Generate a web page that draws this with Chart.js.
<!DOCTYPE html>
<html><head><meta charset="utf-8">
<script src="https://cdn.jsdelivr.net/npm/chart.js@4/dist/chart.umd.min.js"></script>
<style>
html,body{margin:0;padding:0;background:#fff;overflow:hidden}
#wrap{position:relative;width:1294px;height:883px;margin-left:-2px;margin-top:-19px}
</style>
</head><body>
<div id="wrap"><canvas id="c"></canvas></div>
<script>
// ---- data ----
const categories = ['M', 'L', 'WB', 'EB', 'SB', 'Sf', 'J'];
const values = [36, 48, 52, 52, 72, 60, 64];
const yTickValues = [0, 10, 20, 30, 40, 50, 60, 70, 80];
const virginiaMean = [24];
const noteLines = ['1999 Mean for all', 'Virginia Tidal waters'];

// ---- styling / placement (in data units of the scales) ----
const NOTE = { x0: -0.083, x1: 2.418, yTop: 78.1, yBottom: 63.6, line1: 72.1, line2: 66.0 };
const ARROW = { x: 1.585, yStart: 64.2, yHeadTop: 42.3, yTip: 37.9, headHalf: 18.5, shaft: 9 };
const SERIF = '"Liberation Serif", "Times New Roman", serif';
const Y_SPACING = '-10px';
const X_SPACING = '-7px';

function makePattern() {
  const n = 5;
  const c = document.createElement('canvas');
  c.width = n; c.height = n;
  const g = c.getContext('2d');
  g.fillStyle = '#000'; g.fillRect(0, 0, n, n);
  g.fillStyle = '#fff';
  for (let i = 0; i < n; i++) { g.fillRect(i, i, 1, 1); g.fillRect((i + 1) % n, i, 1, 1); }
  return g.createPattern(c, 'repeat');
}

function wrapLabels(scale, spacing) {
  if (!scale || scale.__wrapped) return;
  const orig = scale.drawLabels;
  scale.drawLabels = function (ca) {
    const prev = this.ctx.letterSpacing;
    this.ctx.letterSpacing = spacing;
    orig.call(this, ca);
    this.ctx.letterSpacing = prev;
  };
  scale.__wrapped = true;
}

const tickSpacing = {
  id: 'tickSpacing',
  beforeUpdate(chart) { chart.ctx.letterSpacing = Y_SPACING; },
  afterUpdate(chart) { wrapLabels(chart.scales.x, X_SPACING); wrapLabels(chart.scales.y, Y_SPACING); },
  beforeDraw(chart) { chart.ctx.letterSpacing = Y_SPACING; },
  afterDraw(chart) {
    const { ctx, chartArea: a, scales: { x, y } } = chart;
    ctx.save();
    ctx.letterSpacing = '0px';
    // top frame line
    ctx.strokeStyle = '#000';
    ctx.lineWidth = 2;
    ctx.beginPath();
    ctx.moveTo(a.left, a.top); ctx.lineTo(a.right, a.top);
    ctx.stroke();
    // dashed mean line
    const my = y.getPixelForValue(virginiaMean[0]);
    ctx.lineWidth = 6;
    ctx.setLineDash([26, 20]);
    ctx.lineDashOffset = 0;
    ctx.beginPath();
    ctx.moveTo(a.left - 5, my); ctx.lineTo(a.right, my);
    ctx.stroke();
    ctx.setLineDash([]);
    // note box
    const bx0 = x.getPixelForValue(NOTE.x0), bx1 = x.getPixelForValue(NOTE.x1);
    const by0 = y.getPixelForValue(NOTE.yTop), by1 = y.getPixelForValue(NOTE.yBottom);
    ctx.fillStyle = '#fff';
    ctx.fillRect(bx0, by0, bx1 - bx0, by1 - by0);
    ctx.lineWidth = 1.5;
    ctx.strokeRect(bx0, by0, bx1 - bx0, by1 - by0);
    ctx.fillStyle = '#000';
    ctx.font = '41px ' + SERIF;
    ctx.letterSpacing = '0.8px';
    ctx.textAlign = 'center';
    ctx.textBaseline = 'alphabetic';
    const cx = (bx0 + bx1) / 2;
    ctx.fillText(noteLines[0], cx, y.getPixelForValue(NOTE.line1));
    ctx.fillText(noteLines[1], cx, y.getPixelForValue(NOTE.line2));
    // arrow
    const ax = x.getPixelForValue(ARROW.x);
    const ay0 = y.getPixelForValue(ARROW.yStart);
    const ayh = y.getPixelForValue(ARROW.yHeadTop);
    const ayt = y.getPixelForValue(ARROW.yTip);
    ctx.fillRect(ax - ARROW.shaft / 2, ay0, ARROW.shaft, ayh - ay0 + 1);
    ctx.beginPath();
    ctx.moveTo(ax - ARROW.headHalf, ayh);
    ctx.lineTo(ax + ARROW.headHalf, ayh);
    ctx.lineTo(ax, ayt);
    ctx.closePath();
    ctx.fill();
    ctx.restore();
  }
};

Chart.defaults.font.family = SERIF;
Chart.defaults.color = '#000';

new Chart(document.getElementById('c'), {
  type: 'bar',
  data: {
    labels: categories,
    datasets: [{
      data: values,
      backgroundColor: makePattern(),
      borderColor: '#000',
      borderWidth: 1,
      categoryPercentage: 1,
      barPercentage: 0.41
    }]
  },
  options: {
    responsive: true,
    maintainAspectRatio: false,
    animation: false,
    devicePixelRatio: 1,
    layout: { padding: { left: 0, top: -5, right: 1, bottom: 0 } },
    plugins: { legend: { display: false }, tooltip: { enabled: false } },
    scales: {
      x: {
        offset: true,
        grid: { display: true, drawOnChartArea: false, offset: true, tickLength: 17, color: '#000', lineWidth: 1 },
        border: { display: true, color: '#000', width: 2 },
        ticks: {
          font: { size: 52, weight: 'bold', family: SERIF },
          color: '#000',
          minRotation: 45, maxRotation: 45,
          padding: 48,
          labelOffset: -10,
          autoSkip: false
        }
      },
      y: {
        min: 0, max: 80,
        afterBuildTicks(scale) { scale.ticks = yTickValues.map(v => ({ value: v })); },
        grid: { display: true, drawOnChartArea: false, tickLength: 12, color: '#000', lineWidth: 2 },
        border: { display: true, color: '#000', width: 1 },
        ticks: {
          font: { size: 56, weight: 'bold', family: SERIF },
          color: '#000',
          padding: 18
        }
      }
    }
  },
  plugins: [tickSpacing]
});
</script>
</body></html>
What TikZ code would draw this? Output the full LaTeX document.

_ _ _ _ _ _ _

* _Problem description_
Transcribe each record exactly. Leave nothing out.

* _Response to the exercise_
Generate a web page that draws this with Chart.js.
<!DOCTYPE html>
<html><head><meta charset="utf-8">
<script src="https://cdn.jsdelivr.net/npm/chart.js@4/dist/chart.umd.min.js"></script>
<style>
html,body{margin:0;padding:0;background:#fff;overflow:hidden}
#wrap{position:relative;width:1294px;height:883px;margin-left:-2px;margin-top:-19px}
</style>
</head><body>
<div id="wrap"><canvas id="c"></canvas></div>
<script>
// ---- data ----
const categories = ['M', 'L', 'WB', 'EB', 'SB', 'Sf', 'J'];
const values = [36, 48, 52, 52, 72, 60, 64];
const yTickValues = [0, 10, 20, 30, 40, 50, 60, 70, 80];
const virginiaMean = [24];
const noteLines = ['1999 Mean for all', 'Virginia Tidal waters'];

// ---- styling / placement (in data units of the scales) ----
const NOTE = { x0: -0.083, x1: 2.418, yTop: 78.1, yBottom: 63.6, line1: 72.1, line2: 66.0 };
const ARROW = { x: 1.585, yStart: 64.2, yHeadTop: 42.3, yTip: 37.9, headHalf: 18.5, shaft: 9 };
const SERIF = '"Liberation Serif", "Times New Roman", serif';
const Y_SPACING = '-10px';
const X_SPACING = '-7px';

function makePattern() {
  const n = 5;
  const c = document.createElement('canvas');
  c.width = n; c.height = n;
  const g = c.getContext('2d');
  g.fillStyle = '#000'; g.fillRect(0, 0, n, n);
  g.fillStyle = '#fff';
  for (let i = 0; i < n; i++) { g.fillRect(i, i, 1, 1); g.fillRect((i + 1) % n, i, 1, 1); }
  return g.createPattern(c, 'repeat');
}

function wrapLabels(scale, spacing) {
  if (!scale || scale.__wrapped) return;
  const orig = scale.drawLabels;
  scale.drawLabels = function (ca) {
    const prev = this.ctx.letterSpacing;
    this.ctx.letterSpacing = spacing;
    orig.call(this, ca);
    this.ctx.letterSpacing = prev;
  };
  scale.__wrapped = true;
}

const tickSpacing = {
  id: 'tickSpacing',
  beforeUpdate(chart) { chart.ctx.letterSpacing = Y_SPACING; },
  afterUpdate(chart) { wrapLabels(chart.scales.x, X_SPACING); wrapLabels(chart.scales.y, Y_SPACING); },
  beforeDraw(chart) { chart.ctx.letterSpacing = Y_SPACING; },
  afterDraw(chart) {
    const { ctx, chartArea: a, scales: { x, y } } = chart;
    ctx.save();
    ctx.letterSpacing = '0px';
    // top frame line
    ctx.strokeStyle = '#000';
    ctx.lineWidth = 2;
    ctx.beginPath();
    ctx.moveTo(a.left, a.top); ctx.lineTo(a.right, a.top);
    ctx.stroke();
    // dashed mean line
    const my = y.getPixelForValue(virginiaMean[0]);
    ctx.lineWidth = 6;
    ctx.setLineDash([26, 20]);
    ctx.lineDashOffset = 0;
    ctx.beginPath();
    ctx.moveTo(a.left - 5, my); ctx.lineTo(a.right, my);
    ctx.stroke();
    ctx.setLineDash([]);
    // note box
    const bx0 = x.getPixelForValue(NOTE.x0), bx1 = x.getPixelForValue(NOTE.x1);
    const by0 = y.getPixelForValue(NOTE.yTop), by1 = y.getPixelForValue(NOTE.yBottom);
    ctx.fillStyle = '#fff';
    ctx.fillRect(bx0, by0, bx1 - bx0, by1 - by0);
    ctx.lineWidth = 1.5;
    ctx.strokeRect(bx0, by0, bx1 - bx0, by1 - by0);
    ctx.fillStyle = '#000';
    ctx.font = '41px ' + SERIF;
    ctx.letterSpacing = '0.8px';
    ctx.textAlign = 'center';
    ctx.textBaseline = 'alphabetic';
    const cx = (bx0 + bx1) / 2;
    ctx.fillText(noteLines[0], cx, y.getPixelForValue(NOTE.line1));
    ctx.fillText(noteLines[1], cx, y.getPixelForValue(NOTE.line2));
    // arrow
    const ax = x.getPixelForValue(ARROW.x);
    const ay0 = y.getPixelForValue(ARROW.yStart);
    const ayh = y.getPixelForValue(ARROW.yHeadTop);
    const ayt = y.getPixelForValue(ARROW.yTip);
    ctx.fillRect(ax - ARROW.shaft / 2, ay0, ARROW.shaft, ayh - ay0 + 1);
    ctx.beginPath();
    ctx.moveTo(ax - ARROW.headHalf, ayh);
    ctx.lineTo(ax + ARROW.headHalf, ayh);
    ctx.lineTo(ax, ayt);
    ctx.closePath();
    ctx.fill();
    ctx.restore();
  }
};

Chart.defaults.font.family = SERIF;
Chart.defaults.color = '#000';

new Chart(document.getElementById('c'), {
  type: 'bar',
  data: {
    labels: categories,
    datasets: [{
      data: values,
      backgroundColor: makePattern(),
      borderColor: '#000',
      borderWidth: 1,
      categoryPercentage: 1,
      barPercentage: 0.41
    }]
  },
  options: {
    responsive: true,
    maintainAspectRatio: false,
    animation: false,
    devicePixelRatio: 1,
    layout: { padding: { left: 0, top: -5, right: 1, bottom: 0 } },
    plugins: { legend: { display: false }, tooltip: { enabled: false } },
    scales: {
      x: {
        offset: true,
        grid: { display: true, drawOnChartArea: false, offset: true, tickLength: 17, color: '#000', lineWidth: 1 },
        border: { display: true, color: '#000', width: 2 },
        ticks: {
          font: { size: 52, weight: 'bold', family: SERIF },
          color: '#000',
          minRotation: 45, maxRotation: 45,
          padding: 48,
          labelOffset: -10,
          autoSkip: false
        }
      },
      y: {
        min: 0, max: 80,
        afterBuildTicks(scale) { scale.ticks = yTickValues.map(v => ({ value: v })); },
        grid: { display: true, drawOnChartArea: false, tickLength: 12, color: '#000', lineWidth: 2 },
        border: { display: true, color: '#000', width: 1 },
        ticks: {
          font: { size: 56, weight: 'bold', family: SERIF },
          color: '#000',
          padding: 18
        }
      }
    }
  },
  plugins: [tickSpacing]
});
</script>
</body></html>
What TikZ code would draw this? Output the full LaTeX document.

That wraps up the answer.